Scacco matto della FCC: Washington mette i colossi cinesi nella “Covered List”. E ora che succede ai droni?
Washington ha fatto la sua mossa. E non è una mossa di quelle simboliche.
Con una decisione che era nell’aria da mesi, ma che ora diventa realtà, la Federal Communications Commission ha inserito nella cosiddetta Covered List i sistemi di droni di produzione estera e i loro componenti più sensibili. Tradotto: per i grandi produttori cinesi, il mercato americano si fa improvvisamente molto più stretto.
Il 22 dicembre 2025 rischia di diventare una data spartiacque per tutto il settore della robotica aerea commerciale. Non solo negli Stati Uniti, ma anche fuori.
Non è solo politica, è una scelta industriale (e di sicurezza)
A Washington la raccontano come una questione di sicurezza nazionale. E, almeno sulla carta, il ragionamento fila.

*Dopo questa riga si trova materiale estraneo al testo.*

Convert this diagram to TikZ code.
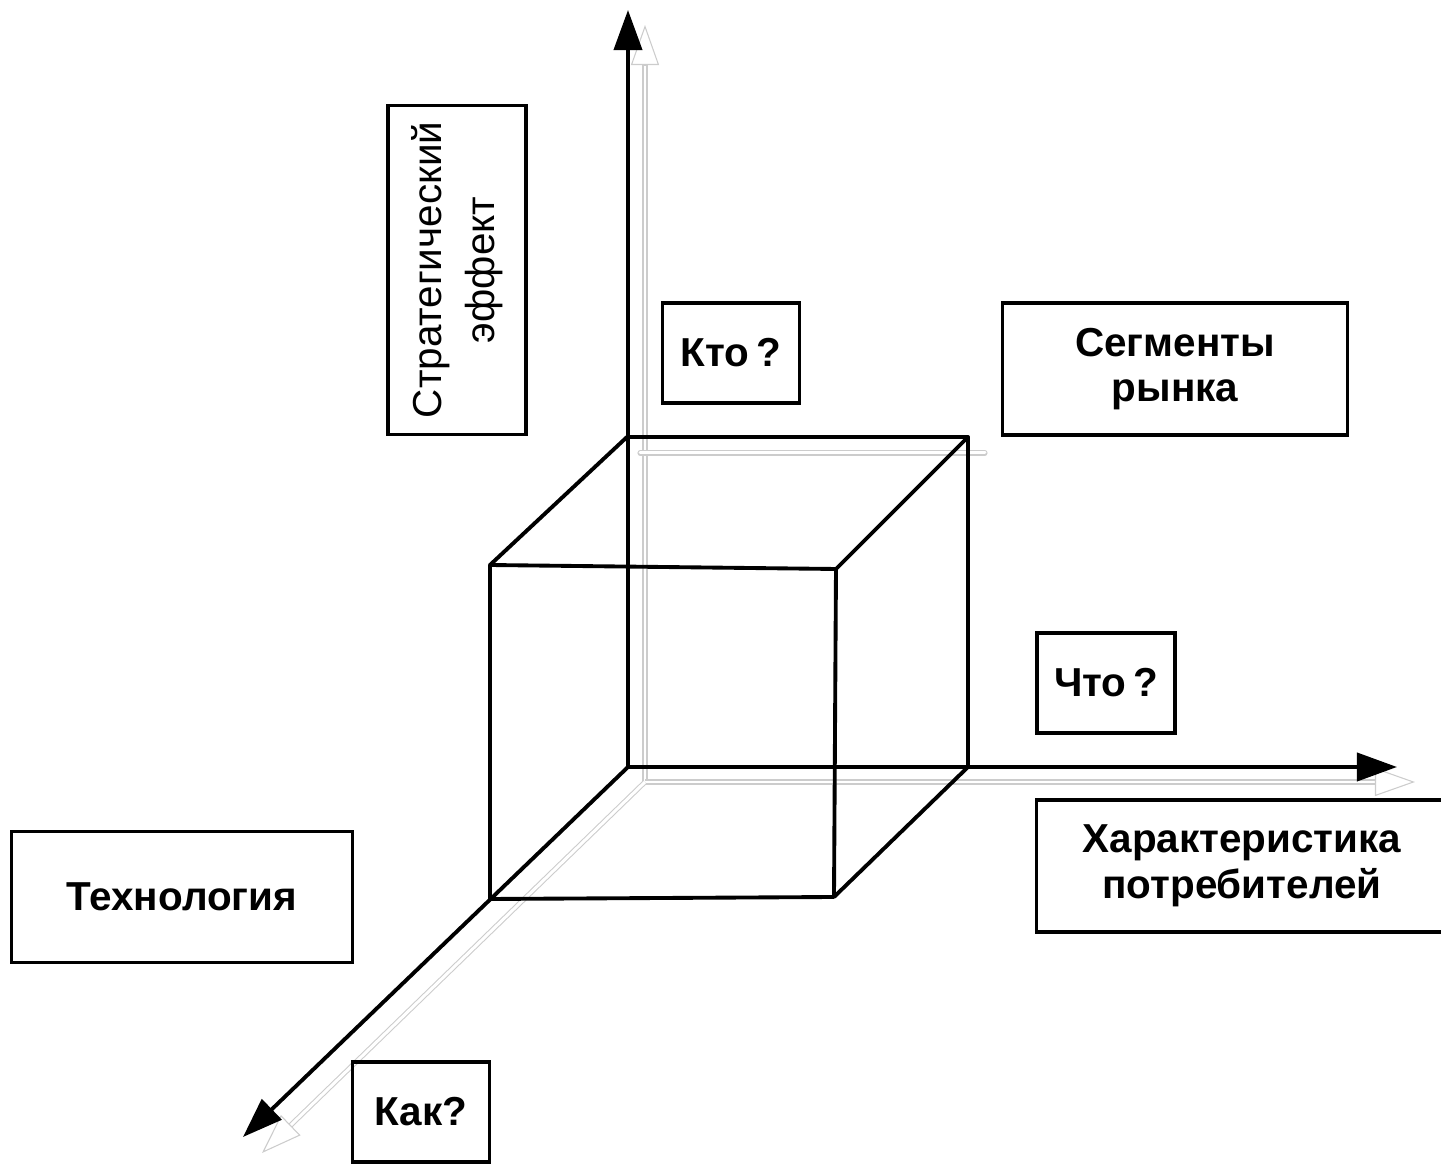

Secondo fonti governative, i report del Pentagono avrebbero messo nero su bianco un rischio considerato ormai inaccettabile: flotte di droni commerciali che, in caso di crisi o conflitto, potrebbero essere disattivate o addirittura controllate da remoto.
Uno scenario che spiega perché l’inserimento nella Covered List venga presentato come l’applicazione concreta di quanto già previsto dal Countering CCP Drones Act. L’accusa, nemmeno troppo velata, è sempre la stessa: vulnerabilità sistemiche, rischio di spionaggio, possibilità di interferenze sulle infrastrutture critiche.
Brendan Carr, presidente della FCC e da tempo su posizioni molto dure verso la tecnologia cinese, non ha mai fatto mistero della sua linea. Per lui, le reti e i sistemi che volano sopra città, porti, centrali e grandi eventi non possono dipendere da fornitori considerati “avversari strategici”.
Cosa cambia davvero, al di là degli annunci
Qui però viene la parte concreta, quella che interessa aziende e operatori.
La FCC ha di fatto bloccato il rilascio di nuovi FCC ID, un passaggio obbligatorio per qualsiasi dispositivo che utilizzi comunicazioni radio negli Stati Uniti. Senza quell’autorizzazione, nuovi modelli DJI o Autel non possono essere legalmente venduti sul mercato americano. Fine.
E non si parla solo del drone “finito”. La stretta riguarda anche componenti chiave: controller di volo, batterie intelligenti, motori, sistemi di navigazione. Un dettaglio tutt’altro che secondario, perché colpisce anche molte startup statunitensi che assemblano droni in casa, ma si affidano a componenti cinesi per restare competitive sui prezzi.
Sulla carta esistono delle deroghe. In pratica, sono pochissime. Solo il Dipartimento della Difesa o quello per la Sicurezza Interna possono concederle, caso per caso, dopo verifiche approfondite. Senza quel via libera, la porta resta chiusa.
Il problema che nessuno dice: i “first responders”
C’è poi un elefante nella stanza. Negli Stati Uniti, oltre il 90% dei droni utilizzati da polizia e vigili del fuoco è DJI. Oggi possono continuare a volare, sì. Ma domani?
Il vero nodo è il medio periodo: ricambi, aggiornamenti, sostituzione delle flotte. Senza accesso a nuovi modelli e con una filiera sotto pressione, molte agenzie locali rischiano di trovarsi con strumenti sempre meno adeguati.
Il programma Blue UAS, pensato per sostenere i produttori nazionali, esiste da tempo. Ma la realtà è che le alternative americane faticano ancora a reggere il confronto con i colossi cinesi su costi, affidabilità e semplicità d’uso. Almeno per ora.
Una strategia che guarda al 2026 e oltre
Il tempismo non è casuale. Tra Coppa del Mondo 2026 e Olimpiadi di Los Angeles 2028, gli Stati Uniti stanno accelerando su una dottrina che qualcuno a Washington chiama già Drone Dominance. L’obiettivo è chiaro: controllo totale della tecnologia che vola sopra il territorio nazionale.
Il problema è che la sovranità tecnologica, oggi, è più un obiettivo politico che una realtà industriale pienamente consolidata.
Una cosa però è certa: gli Stati Uniti hanno bloccato le vendite di DJI e Autel. E le onde d’urto di questa decisione si faranno sentire ben oltre i confini americani.